Vermessungsflugzeug L+T. DH5 No. 469. 1935. Technische Aufnahme 4941b, Original: Kunststoffnegativ, 6x6cm © swisstopo, Bildsammlung
Le ballon et le pigeon se déplacent lentement, silencieusement, et sont soumis aux caprices de la nature. La suite de l’histoire s’ouvre par un grand tintamarre : l’avion à moteur est bruyant, rapide, et, surtout, il peut être piloté avec précision. Il s’impose au cours de la Première Guerre mondiale. Des artistes comme László Moholy-Nagy et Le Corbusier exaltent cette machine, qu’ils saluent comme le héraut de l’ère moderne, dominée par la technique. La perspective à vol d’oiseau leur paraît apporter une nouvelle façon de voir les choses.
Après la Seconde Guerre mondiale, le quotidien de la photographie aérienne devient plus prosaïque. Presque chaque hameau de Suisse fait l’objet de vues aériennes, qui sont ensuite vendues sous forme de cartes postales, notamment par les éditions Photoglob. De son côté, le Service topographique fédéral survole et photographie régulièrement le pays dans toute son étendue pour réaliser des relevés topographiques.
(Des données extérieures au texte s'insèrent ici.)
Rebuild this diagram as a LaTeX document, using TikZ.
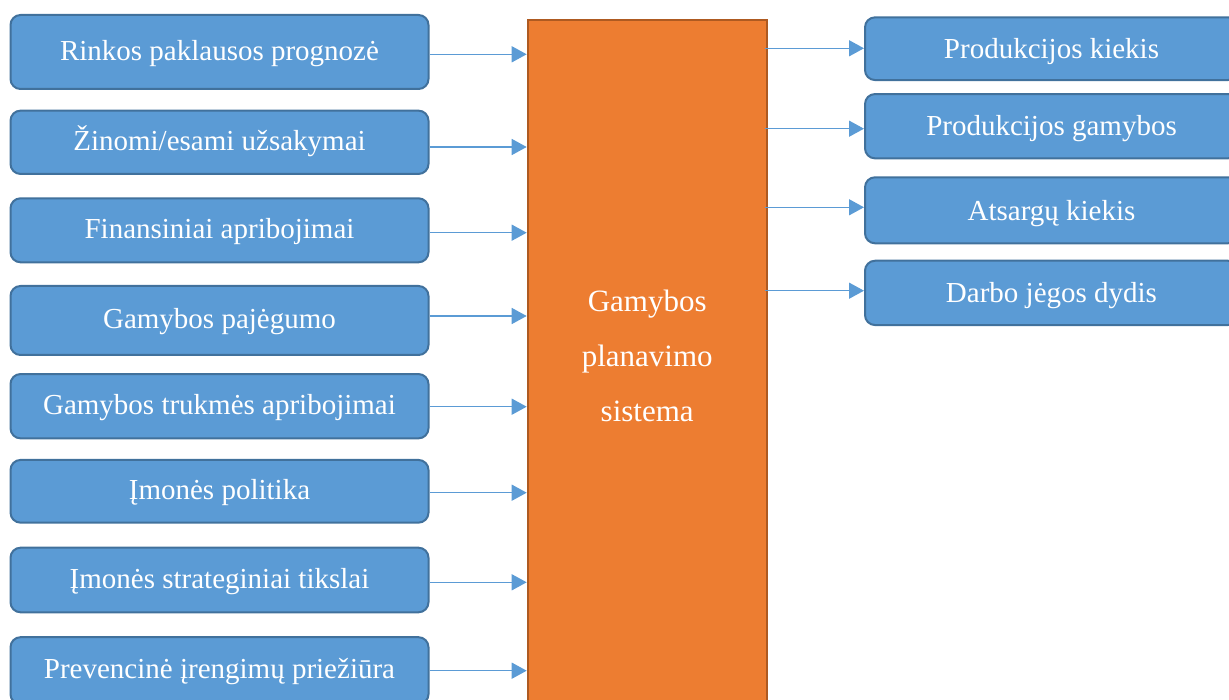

Et désormais, les instantanés pris depuis le hublot d’un avion trouvent leur place dans tous les albums de photos de vacances.
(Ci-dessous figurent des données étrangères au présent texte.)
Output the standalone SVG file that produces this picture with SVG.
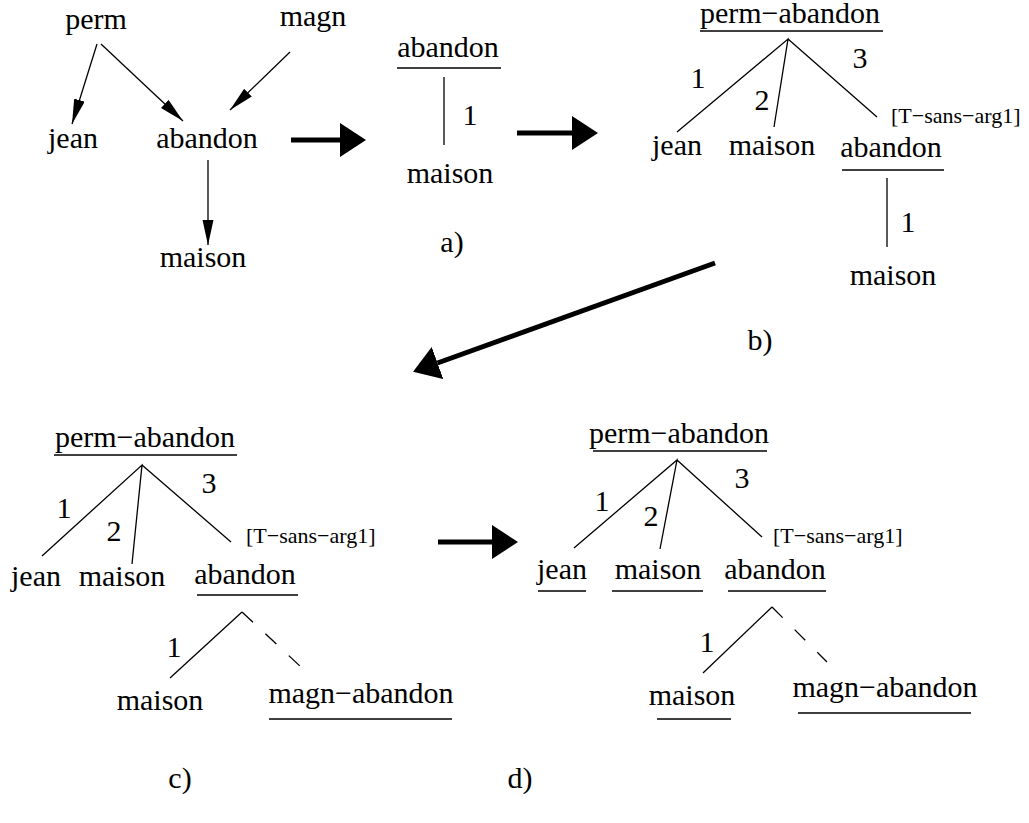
<svg xmlns="http://www.w3.org/2000/svg" width="1029" height="823" viewBox="0 0 1029 823" font-family="'Liberation Serif', 'Times New Roman', Times, 'DejaVu Serif', serif">
<style>
text{font-family:'Liberation Serif','Times New Roman',Times,'DejaVu Serif',serif;fill:#000}
.t{font-size:30px;text-anchor:middle}
.s{font-size:22px}
.l{stroke:#000;stroke-width:1.3;fill:none}
.u{stroke:#000;stroke-width:1.3}
.d{stroke:#000;stroke-width:1.3;stroke-dasharray:15 17;fill:none}
.big{stroke:#000;stroke-width:5;fill:none}
</style>
<defs>
<marker id="ah" markerUnits="userSpaceOnUse" markerWidth="26" markerHeight="12" refX="25" refY="5.5" orient="auto" viewBox="0 0 26 12">
<path d="M0,0 L25,5.5 L0,11 z" fill="#000"/>
</marker>
<marker id="bh" markerUnits="userSpaceOnUse" markerWidth="27" markerHeight="35" refX="0" refY="17" orient="auto" viewBox="0 0 27 35">
<path d="M0,0 L26,17 L0,34 z" fill="#000"/>
</marker>
</defs>
<rect width="1029" height="823" fill="#fff"/>

<g id="connectors">
<line class="l" x1="97" y1="44" x2="72" y2="124" marker-end="url(#ah)"/>
<line class="l" x1="101" y1="44" x2="183" y2="121" marker-end="url(#ah)"/>
<line class="l" x1="290" y1="52" x2="230" y2="110" marker-end="url(#ah)"/>
<line class="l" x1="208" y1="160" x2="208" y2="245" marker-end="url(#ah)"/>
<line class="big" x1="291" y1="140" x2="340" y2="140" marker-end="url(#bh)"/>
<line class="big" x1="517" y1="133" x2="572" y2="133" marker-end="url(#bh)"/>
<line class="big" x1="715" y1="263" x2="437.5" y2="363" marker-end="url(#bh)"/>
<line class="big" x1="438" y1="542" x2="492" y2="542" marker-end="url(#bh)"/>
<line class="l" x1="444" y1="77" x2="444" y2="145"/>
<path class="l" d="M677,132 L788,39 L774,127 M788,39 L877,117"/>
<line class="l" x1="887" y1="178" x2="887" y2="247"/>
<path class="l" d="M42,556 L142,465 L132,564 M142,465 L231,542"/>
<line class="l" x1="242" y1="612" x2="170" y2="678"/>
<line class="d" x1="242" y1="612" x2="301" y2="667"/>
<path class="l" d="M574,548 L677,460 L660,549 M677,460 L762,537"/>
<line class="l" x1="772" y1="607" x2="703" y2="673"/>
<line class="d" x1="772" y1="607" x2="827" y2="662"/>
</g>

<g id="graph">
<g id="g-perm"><text class="t" x="96" y="29">perm</text></g>
<g id="g-magn"><text class="t" x="313" y="26">magn</text></g>
<g id="g-jean"><text class="t" x="73" y="148">jean</text></g>
<g id="g-abandon"><text class="t" x="207" y="148">abandon</text></g>
<g id="g-maison"><text class="t" x="203" y="267">maison</text></g>
</g>

<g id="panel-a">
<g id="a-abandon"><text class="t" x="448" y="57">abandon</text><line class="u" x1="397" y1="68" x2="501" y2="68"/></g>
<g id="a-label1"><text class="t" x="470" y="125">1</text></g>
<g id="a-maison"><text class="t" x="450" y="183">maison</text></g>
<g id="a-caption"><text class="t" x="452" y="252">a)</text></g>
</g>

<g id="panel-b">
<g id="b-perm-abandon"><text class="t" x="790" y="23">perm−abandon</text><line class="u" x1="700" y1="31" x2="883" y2="31"/></g>
<g id="b-labels"><text class="t" x="698" y="88">1</text><text class="t" x="762" y="110">2</text><text class="t" x="860" y="68">3</text></g>
<g id="b-tsans"><text class="s" x="891" y="123">[T−sans−arg1]</text></g>
<g id="b-jean"><text class="t" x="677" y="155">jean</text></g>
<g id="b-maison"><text class="t" x="772" y="155">maison</text></g>
<g id="b-abandon"><text class="t" x="891" y="157">abandon</text><line class="u" x1="842" y1="170" x2="944" y2="170"/></g>
<g id="b-label1"><text class="t" x="908" y="232">1</text></g>
<g id="b-maison2"><text class="t" x="893" y="285">maison</text></g>
<g id="b-caption"><text class="t" x="760" y="350">b)</text></g>
</g>

<g id="panel-c">
<g id="c-perm-abandon"><text class="t" x="145" y="447">perm−abandon</text><line class="u" x1="54" y1="455" x2="237" y2="455"/></g>
<g id="c-labels"><text class="t" x="64" y="518">1</text><text class="t" x="114" y="541">2</text><text class="t" x="209" y="493">3</text></g>
<g id="c-tsans"><text class="s" x="246" y="543">[T−sans−arg1]</text></g>
<g id="c-jean"><text class="t" x="36" y="586">jean</text></g>
<g id="c-maison"><text class="t" x="122" y="586">maison</text></g>
<g id="c-abandon"><text class="t" x="245" y="584">abandon</text><line class="u" x1="197" y1="595" x2="298" y2="595"/></g>
<g id="c-label1"><text class="t" x="174" y="657">1</text></g>
<g id="c-maison2"><text class="t" x="160" y="710">maison</text></g>
<g id="c-magn-abandon"><text class="t" x="361" y="703">magn−abandon</text><line class="u" x1="269" y1="719" x2="452" y2="719"/></g>
<g id="c-caption"><text class="t" x="180" y="788">c)</text></g>
</g>

<g id="panel-d">
<g id="d-perm-abandon"><text class="t" x="679" y="443">perm−abandon</text><line class="u" x1="593" y1="451" x2="767" y2="451"/></g>
<g id="d-labels"><text class="t" x="602" y="511">1</text><text class="t" x="651" y="526">2</text><text class="t" x="742" y="488">3</text></g>
<g id="d-tsans"><text class="s" x="773" y="543">[T−sans−arg1]</text></g>
<g id="d-jean"><text class="t" x="562" y="579">jean</text><line class="u" x1="538" y1="591" x2="586" y2="591"/></g>
<g id="d-maison"><text class="t" x="658" y="579">maison</text><line class="u" x1="612" y1="591" x2="703" y2="591"/></g>
<g id="d-abandon"><text class="t" x="775" y="579">abandon</text><line class="u" x1="728" y1="591" x2="826" y2="591"/></g>
<g id="d-label1"><text class="t" x="707" y="652">1</text></g>
<g id="d-maison2"><text class="t" x="692" y="705">maison</text><line class="u" x1="657" y1="719" x2="731" y2="719"/></g>
<g id="d-magn-abandon"><text class="t" x="885" y="697">magn−abandon</text><line class="u" x1="798" y1="713" x2="971" y2="713"/></g>
<g id="d-caption"><text class="t" x="520" y="788">d)</text></g>
</g>
</svg>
Une autre vue d'en haut à travers l'objectif des pionniers de la photographie aéronautique suisse est actuellement disponible sur la page d'accueil Explora de l'ETH Zurich
Lever de Terre, photographié par Bill Anders le 24 décembre 1968. Online: Wikimedia
Le 24 décembre 1968, les astronautes de la mission Apollo 8 se mettent en orbite autour de la lune et photographient sa surface, à la recherche de sites d’alunissage pour la mission Apollo 11 de 1969. Tout à coup, à l’improviste, la terre, jusqu’alors cachée derrière la lune, se lève et apparaît dans le champ de vision. Pleins de présence d’esprit, les astronautes braquent leurs objectifs sur la planète bleue : le cliché « Earth Rise » devient une image fétiche. La photo de la terre en petite boule bleue flottant au milieu d’un grand vide symbolise désormais un environnement qu’il convient de protéger.
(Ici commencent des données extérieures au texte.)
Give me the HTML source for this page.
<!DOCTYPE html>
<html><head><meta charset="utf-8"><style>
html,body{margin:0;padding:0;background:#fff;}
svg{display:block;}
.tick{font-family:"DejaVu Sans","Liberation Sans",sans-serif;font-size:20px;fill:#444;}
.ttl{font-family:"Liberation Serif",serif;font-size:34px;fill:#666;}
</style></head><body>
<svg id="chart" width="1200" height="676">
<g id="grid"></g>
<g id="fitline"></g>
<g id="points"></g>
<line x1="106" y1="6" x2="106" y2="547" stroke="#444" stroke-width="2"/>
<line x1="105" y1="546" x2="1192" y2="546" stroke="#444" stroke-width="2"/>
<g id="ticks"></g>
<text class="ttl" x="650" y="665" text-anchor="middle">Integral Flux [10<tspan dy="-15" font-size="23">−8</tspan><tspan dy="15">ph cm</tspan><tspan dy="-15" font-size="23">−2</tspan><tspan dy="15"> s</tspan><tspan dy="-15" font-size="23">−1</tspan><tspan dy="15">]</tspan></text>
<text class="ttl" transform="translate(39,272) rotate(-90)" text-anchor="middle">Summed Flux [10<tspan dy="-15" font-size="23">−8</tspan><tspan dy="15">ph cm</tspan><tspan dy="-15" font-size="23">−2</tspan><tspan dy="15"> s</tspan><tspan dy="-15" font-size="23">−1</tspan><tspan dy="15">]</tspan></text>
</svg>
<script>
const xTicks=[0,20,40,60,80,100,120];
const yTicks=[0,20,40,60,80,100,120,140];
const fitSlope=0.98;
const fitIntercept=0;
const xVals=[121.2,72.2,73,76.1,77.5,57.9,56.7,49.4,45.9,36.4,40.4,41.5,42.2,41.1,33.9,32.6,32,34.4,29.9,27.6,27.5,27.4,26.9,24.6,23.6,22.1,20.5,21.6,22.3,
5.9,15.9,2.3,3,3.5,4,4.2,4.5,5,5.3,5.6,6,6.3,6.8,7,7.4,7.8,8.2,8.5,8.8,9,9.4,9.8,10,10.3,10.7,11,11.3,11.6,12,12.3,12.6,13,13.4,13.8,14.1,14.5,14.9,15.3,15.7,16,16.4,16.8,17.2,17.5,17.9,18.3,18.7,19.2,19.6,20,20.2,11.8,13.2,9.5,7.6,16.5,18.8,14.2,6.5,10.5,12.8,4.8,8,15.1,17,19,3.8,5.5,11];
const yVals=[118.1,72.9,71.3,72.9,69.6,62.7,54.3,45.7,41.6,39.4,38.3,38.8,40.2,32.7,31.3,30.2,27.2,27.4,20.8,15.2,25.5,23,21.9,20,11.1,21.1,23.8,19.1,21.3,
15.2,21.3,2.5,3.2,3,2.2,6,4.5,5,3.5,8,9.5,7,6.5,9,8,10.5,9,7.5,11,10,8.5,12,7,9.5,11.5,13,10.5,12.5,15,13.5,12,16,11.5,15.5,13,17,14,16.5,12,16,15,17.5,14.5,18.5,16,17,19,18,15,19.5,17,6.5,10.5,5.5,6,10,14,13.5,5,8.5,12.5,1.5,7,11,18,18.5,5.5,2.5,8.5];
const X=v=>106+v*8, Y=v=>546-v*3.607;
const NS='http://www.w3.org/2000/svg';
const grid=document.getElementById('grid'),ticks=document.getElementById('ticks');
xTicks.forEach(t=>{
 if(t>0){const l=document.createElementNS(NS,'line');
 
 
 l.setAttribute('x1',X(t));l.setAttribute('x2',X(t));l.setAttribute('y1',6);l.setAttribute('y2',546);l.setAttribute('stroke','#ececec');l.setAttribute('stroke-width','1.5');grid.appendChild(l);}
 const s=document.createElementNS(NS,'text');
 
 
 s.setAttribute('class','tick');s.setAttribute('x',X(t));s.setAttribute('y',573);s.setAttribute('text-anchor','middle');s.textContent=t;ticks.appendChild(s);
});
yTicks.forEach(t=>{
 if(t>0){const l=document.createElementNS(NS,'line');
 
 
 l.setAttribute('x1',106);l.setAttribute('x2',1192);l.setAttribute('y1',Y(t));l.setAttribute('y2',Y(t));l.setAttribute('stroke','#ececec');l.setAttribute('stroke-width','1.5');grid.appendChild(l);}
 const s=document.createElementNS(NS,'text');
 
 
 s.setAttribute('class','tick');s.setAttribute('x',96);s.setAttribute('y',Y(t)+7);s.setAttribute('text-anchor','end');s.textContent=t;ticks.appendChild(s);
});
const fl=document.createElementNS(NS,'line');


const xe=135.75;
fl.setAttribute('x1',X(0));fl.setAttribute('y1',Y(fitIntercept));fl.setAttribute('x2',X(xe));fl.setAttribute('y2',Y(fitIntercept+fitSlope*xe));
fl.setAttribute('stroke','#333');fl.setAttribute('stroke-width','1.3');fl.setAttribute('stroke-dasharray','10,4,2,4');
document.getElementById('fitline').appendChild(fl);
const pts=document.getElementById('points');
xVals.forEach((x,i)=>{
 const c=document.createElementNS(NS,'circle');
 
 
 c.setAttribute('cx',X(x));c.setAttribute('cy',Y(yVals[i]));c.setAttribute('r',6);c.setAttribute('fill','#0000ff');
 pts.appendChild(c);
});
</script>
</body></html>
Aujourd’hui, la Station spatiale internationale (SSI) nous envoie des vues de la terre en direct. La photographie par satellite est désormais entrée dans notre quotidien. Qu’il s’agisse de la carte des pistes que nous consultons pendant nos vacances de ski, d’une application sur notre téléphone portable ou d’une carte interactive en ligne, les images des satellites transforment notre sens de l’orientation et notre perception de l’espace.
Le 14 avril 2014, Amit Gupta met en ligne sa vidéo « Bernal Hill Selfie ». Ce petit clip, qui rencontre un vif succès, est un autoportrait pris par un drone. Un commentateur forge pour l’occasion le néologisme « dronie ». Avec cette vidéo, la prise de vue par drone fait son entrée dans la culture populaire. Les drones peuvent immortaliser n’importe quelle excursion – ou jeter un regard indiscret derrière les haies ou par les fenêtres. Ils permettent une généralisation de la prise de vues aériennes, avec les avantages et les inconvénients que cela comporte.
Une autre vidéo prise depuis un drone, d’un tout autre genre, nous montre une esplanade dans la ville de Kandahar, au sud de l’Afghanistan. Quelques instants plus tard, on entend l’explosion d’un missile « Hellfire ». C’est la première attaque de drone connue. A ce jour, on ne sait pas encore exactement combien de personnes sont mortes ce 7 octobre 2001. Et l’on ne sait pas davantage combien de milliers de victimes les drones ont fait depuis lors. En revanche, une chose est sûre : la possibilité de voir d’en haut procure un pouvoir, elle a de tout temps été mise au service d’objectifs militaires.